The Mexican conductor and composer, Eduardo Mata, began studying guitar privately when he was about eight years old for three years. In 1953, he enrolled in the National Conservatory of Music, studying with Rodolfo Halffter and Jose Moncayo. From 1960 to 1963, he was in the composition workshop of Carlos Chavez, Héctor Quintanar and Julián Orbón. In 1964 he received a Koussevitzky Fellowship to study at Tanglewood. There, he studied conducting with Max Rudolf and Erich Leinsdorf and composition with Gunther Schuller. The same year he was resident for the Berkshire Music Center Festival Orchestra (1964).
In 1965 Eduardo Mata was appointed head of the Music Department of the National Autonomous University of Mexico (UNAM) and conductor of the Guadalajara Orchestra. From 1966 to 1975, he also conducted the orchestra at the University, which became in 1972 the National Autonomous University of Mexico Philarmonic Orchestra. Most of his compositions were written in the 1950’s and the 1960’s, before his conducting career began to dominate his time. They consist of three symphonies, several chamber works including a well-regarded cello/piano sonata, sonatas, Improvisations (1966) for two pianos and strings, and works for ballet. His third symphony and some of his chamber works have been recorded.
In 1972, Eduardo Mata resigned from the Guadalajara positionand left Mexico to take the position of principal conductor of the Phoenix Symphony Orchestra in Arizona.
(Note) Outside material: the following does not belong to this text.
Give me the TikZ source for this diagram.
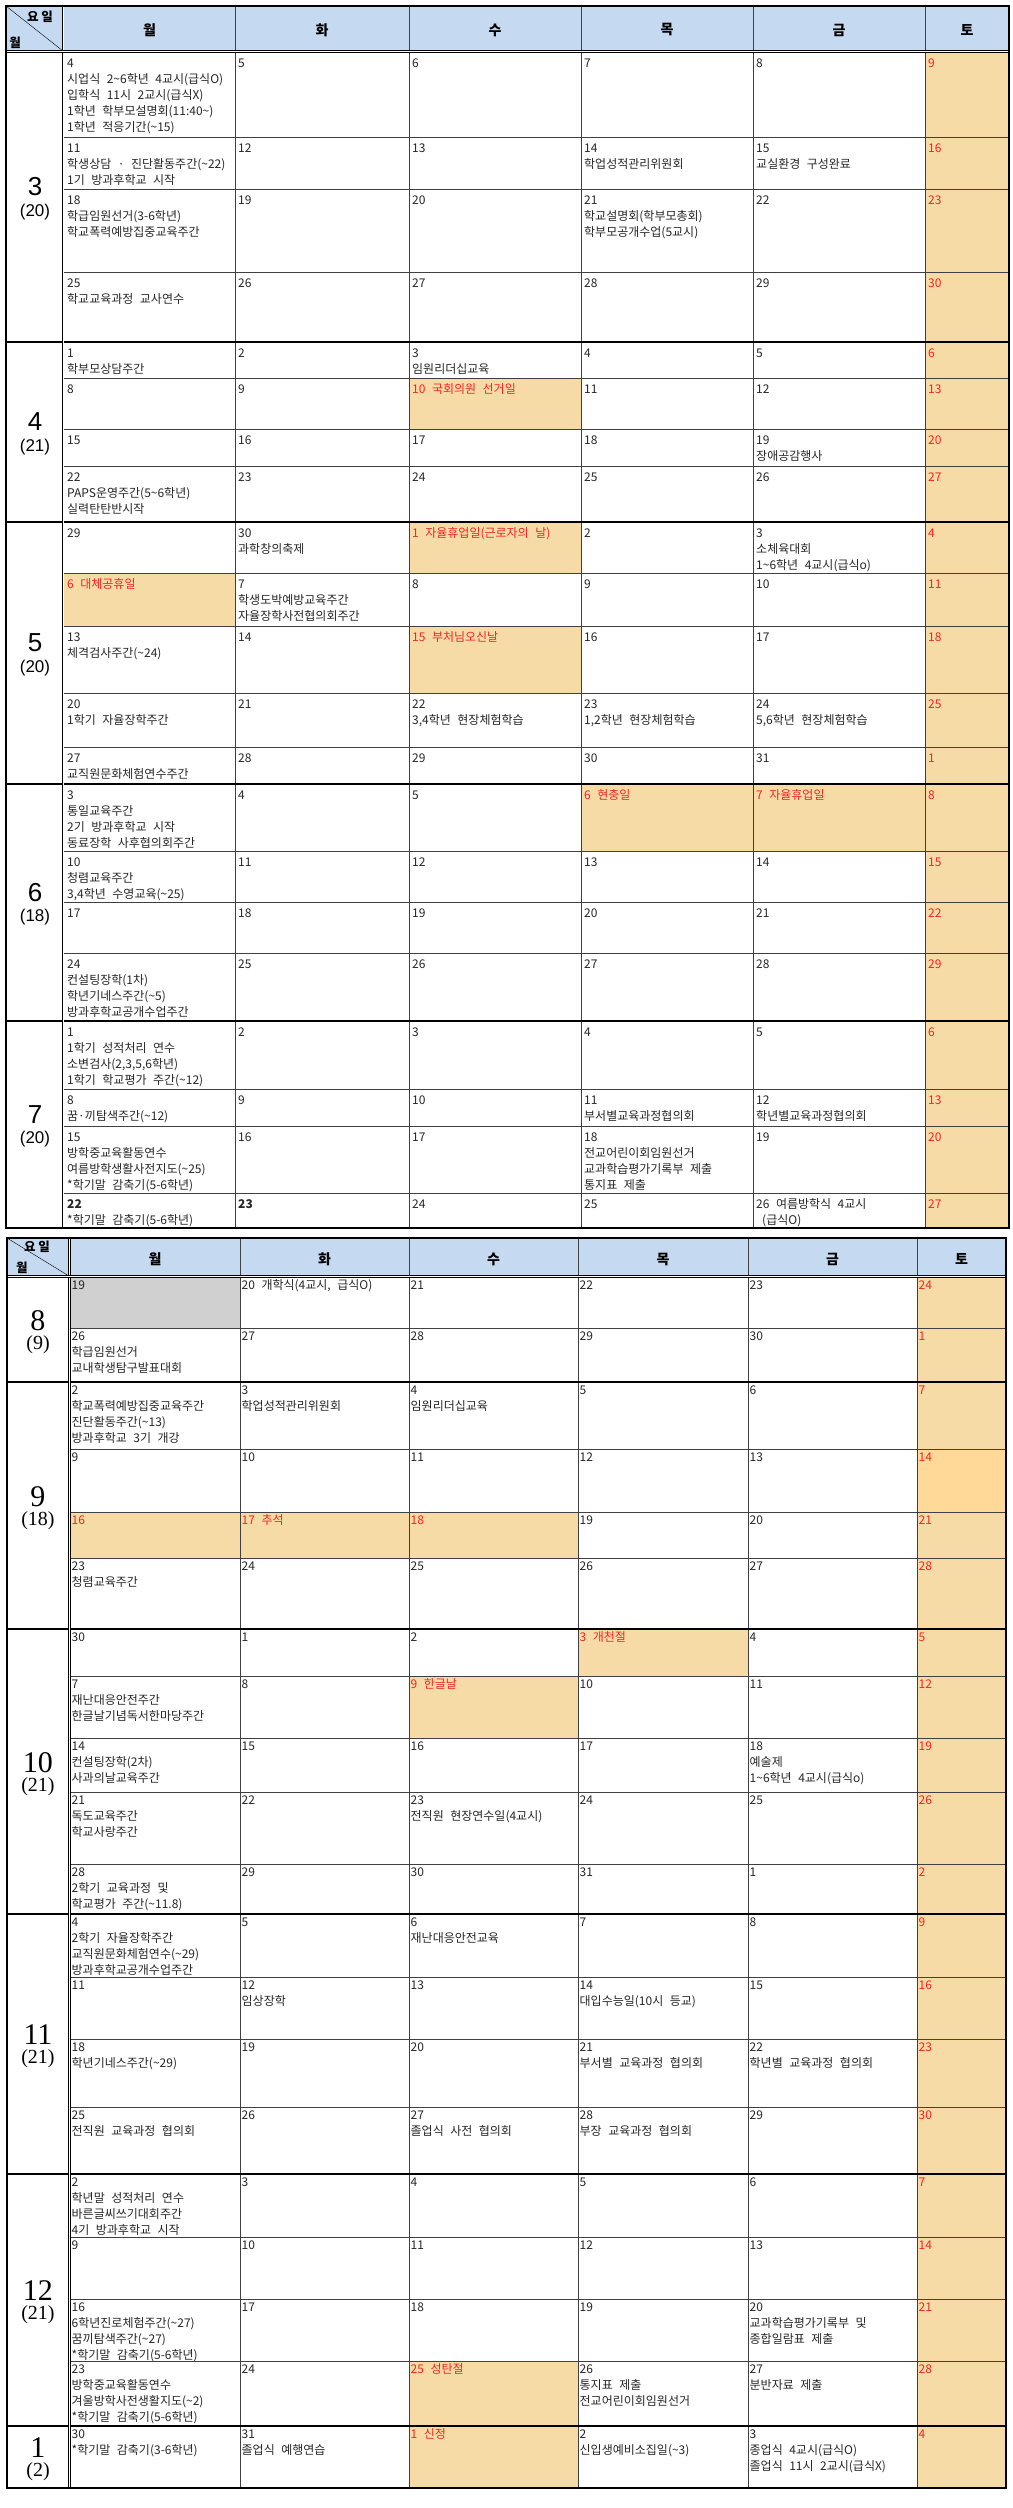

In 1974 he was appointed as the Phoenix Symphony Orchestra 's music director, holding that position until he was offered the position of music director of the Dallas Symphony Orchestra in 1977..
From 1977 to 1993 Eduardo Mata was music director of the Dallas Symphony Orchestra. Although Dallas is the major financial, business, and arts center of the American Southwest, at the time its orchestra was in shaky condition. It had closed for the third time in its history in 1974, due to an insurmountable deficit. A new organization plan had reopened it, under the temporary leadership of American Louis Lane, billed as its "guest conductor." Lane had just achieved, for the first time, a full-time, 52-week contract for the musicians, deemed essential to establishing the security needed to attract worthy players. Mata brought the Dallas Symphony Orchestra to what commentators referred to as its second "golden age," referring to the previous golden age of conductors Antal Doráti (1945-1949) and Walter Hendl (1949-1958). He lifted the orchestra to unexpectedly high standards, and made a number of digital recordings with it for Pro Arte, RCA Victor, Delos, Telarc, and Dorian. At the helm of the Dallas Symphony Orchestra, he participated in the planning of its acoustically excellent concert hall in the Meyerson Symphony Center and led the first concerts in the hall. The recordings made there with Dorian Records are counted among the finest. He made concert tours to Austria, Bulgaria and Mexico.
Eduardo Mata was also temporary conductor of the London Symphony Orchestra (since 1974); principal guest conductor of the New Zealand Symphony Orchestra and artistic director of Solistas de Mexico. He was guest conductor of the most important philharmonic orchestras of East Germany, Sweden, Denmark, Italy, Spain, Netherlands, the USA, and Latin America, including appearances with the London Symphony Orchestra, Berliner Philharmoniker, Rotterdam Philharmonic Orchestra, Philadelphia Orchestra, Chicago Symphony Orchestra, Cleveland Orchestra, and San Francisco Symphony Orchestra. He stepped down from his Dallas position in 1993 and was succeeded by American conductor Andrew Litton. With the Simón Bolívar Symphony Orchestra of Venezuela, he and Dorian Records launched a fruitful series of recordings of Latin-American orchestral compositions, concentrating on such composers as Antonio Estévez, Alberto Ginastera, Heitor Villa-Lobos, and Revueltas. He was Opera artistic counselor and director of Instituto Nacional de Bellas Artes (the National Fine Arts Institute). Since August 9, 1984, he became a member of El Colegio Nacional.
As a conductor, Eduardo Mata was controversial. He was youthful for such an important position, and was sometimes criticized for inconsistency in interpretation - criticisms that became less frequent over the years. He had a penchant for deliberate tempos, but produced a rich, detailed, and transparent orchestral sound. He conducted a wide repertoire and was particularly recognized for twentieth century music, particularly of Latin American composers. He recorded over fifty albums, most of them with the UNAM Symphony Orchestra, Dallas Symphony Orchestra, and London Symphony Orchestra. His main activity included recording Mexican works.
On the morning of January 4, 1995, Eduardo Mata and a passenger were en route from Cuernavaca, Morelos, to Dallas, Texas. Mata was piloting his own Piper Aerostar. One engine failed shortly after takeoff, and the plane crashed near Cuernavaca Airport during an emergency landing attempt. Both died. A high school in Dallas has been renamed after him, and the state of Oaxaca (Mexico) established an "Eduardo Mata Autumn Festival" in his honor.